Aloha WFN Community,
History helps us trace the threads that connect communities across time. In Hawai‘i, those threads are woven from many shared histories.
Mahina ʻŌlelo Hawaiʻi (Hawaiian Language Month) and Black History Month are both honored in February. The suppression of ʻŌlelo Hawaiʻi (Hawaiian language) was an economic strategy that displaced Hawaiians from leadership roles and made English fluency a gatekeeper to opportunity. Similarly, current public-sector layoffs signal that rising unemployment among Black women is systemic. Cultural erasure/language loss and labor exclusion have always traveled together.
U.S. Bureau of Labor Statistics data revealed that more than 300,000 Black women left the federal workforce last year, a staggering loss that highlights how public-sector layoffs disproportionately affect Black women. Black women entered 2025 with a 5.4 percent unemployment rate and ended it at 7.3 percent, the highest in four years. The departures themselves speak volumes, even when little is publicly said about it.
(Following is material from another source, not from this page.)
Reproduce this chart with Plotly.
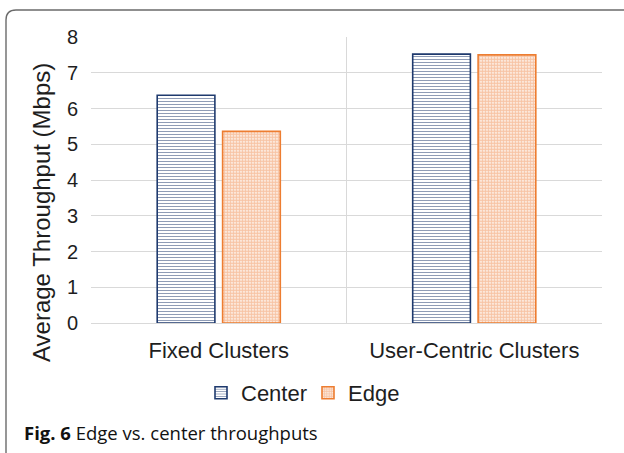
import plotly.graph_objects as go

# ---- data -------------------------------------------------------------
categories = ["Fixed Clusters", "User-Centric Clusters"]
center_throughput = [6.37, 7.52]
edge_throughput = [5.36, 7.50]
y_ticks = [0, 1, 2, 3, 4, 5, 6, 7, 8]

y_title = "Average Throughput (Mbps)"
caption = "<b>Fig. 6</b> Edge vs. center throughputs"

# ---- page geometry (pixels) ------------------------------------------
W, H = 624, 453
M_L, M_R, M_T, M_B = 91, 22, 37, 130
PW, PH = W - M_L - M_R, H - M_T - M_B


def px_x(x):
    """page x pixel -> paper coordinate"""
    return (x - M_L) / PW


def px_y(y):
    """page y pixel (from top) -> paper coordinate"""
    return (H - M_B - y) / PH


NAVY = "#1F3A6E"
ORANGE = "#ED7D31"
GRID = "#D9D9D9"
TEXT = "#1E1E1E"

fig = go.Figure()
fig.add_trace(go.Bar(
    name="Center", x=categories, y=center_throughput,
    marker=dict(
        color="white",
        line=dict(color=NAVY, width=1.6),
        pattern=dict(shape="-", fgcolor=NAVY, bgcolor="white",
                     size=3, solidity=0.35, fillmode="overlay"),
    ),
))
fig.add_trace(go.Bar(
    name="Edge", x=categories, y=edge_throughput,
    marker=dict(
        color="white",
        line=dict(color=ORANGE, width=1.6),
        pattern=dict(shape=".", fgcolor="#EF8A4C", bgcolor="white",
                     size=3, solidity=0.75, fillmode="overlay"),
    ),
))

# frame around the figure (rounded top-left corner, runs off the page)
x0, yt = px_x(6), px_y(10)
rx, ry = 10 / PW, 10 / PH
frame = (f"M {x0},{px_y(470)} L {x0},{yt - ry} "
         f"Q {x0},{yt} {x0 + rx},{yt} L {px_x(640)},{yt}")

fig.update_layout(
    width=W, height=H,
    margin=dict(l=M_L, r=M_R, t=M_T, b=M_B, autoexpand=False),
    paper_bgcolor="white", plot_bgcolor="white",
    barmode="group", bargap=0.488, bargroupgap=0.118,
    font=dict(family="Liberation Sans, Arial, sans-serif", color=TEXT),
    showlegend=True,
    legend=dict(
        orientation="h", xref="container", yref="container",
        x=0.5 - 4 / W, xanchor="center", y=1 - 393 / H, yanchor="middle",
        font=dict(size=22, color=TEXT), itemwidth=30,
        entrywidth=62, entrywidthmode="pixels",
        traceorder="normal",
    ),
    xaxis=dict(
        type="category", tickson="boundaries", showgrid=True,
        gridcolor=GRID, gridwidth=1.3, ticks="", showline=False,
        tickfont=dict(size=22, color=TEXT), ticklabelstandoff=12,
    ),
    yaxis=dict(
        range=[0, 8], tickvals=y_ticks, showgrid=True,
        gridcolor=GRID, gridwidth=1.3, zeroline=True,
        zerolinecolor=GRID, zerolinewidth=1.3, ticks="", showline=False,
        tickfont=dict(size=20, color=TEXT), ticklabelstandoff=12,
    ),
    shapes=[dict(type="path", xref="paper", yref="paper", path=frame,
                 line=dict(color="#6B6B6B", width=1.4))],
    annotations=[
        dict(text=y_title, textangle=-90, showarrow=False,
             xref="paper", yref="paper", x=px_x(41), y=px_y(213),
             xanchor="center", yanchor="middle",
             font=dict(size=24, color=TEXT)),
        dict(text=caption, showarrow=False,
             xref="paper", yref="paper", x=px_x(22), y=px_y(432),
             xanchor="left", yanchor="middle",
             font=dict(family="Open Sans, sans-serif", size=18.5,
                       color="#111111")),
    ],
)

fig.write_html("out.html")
Economic instability compounds racial disparities in maternal health outcomes, where Black women already face high risks of pregnancy complications and mortality.
This year, we are focused on collaborating with mentors who turned this displacement into leadership.
Where in your community are people being left out? And how did this layered month help you notice patterns of exclusion in your own neighborhood?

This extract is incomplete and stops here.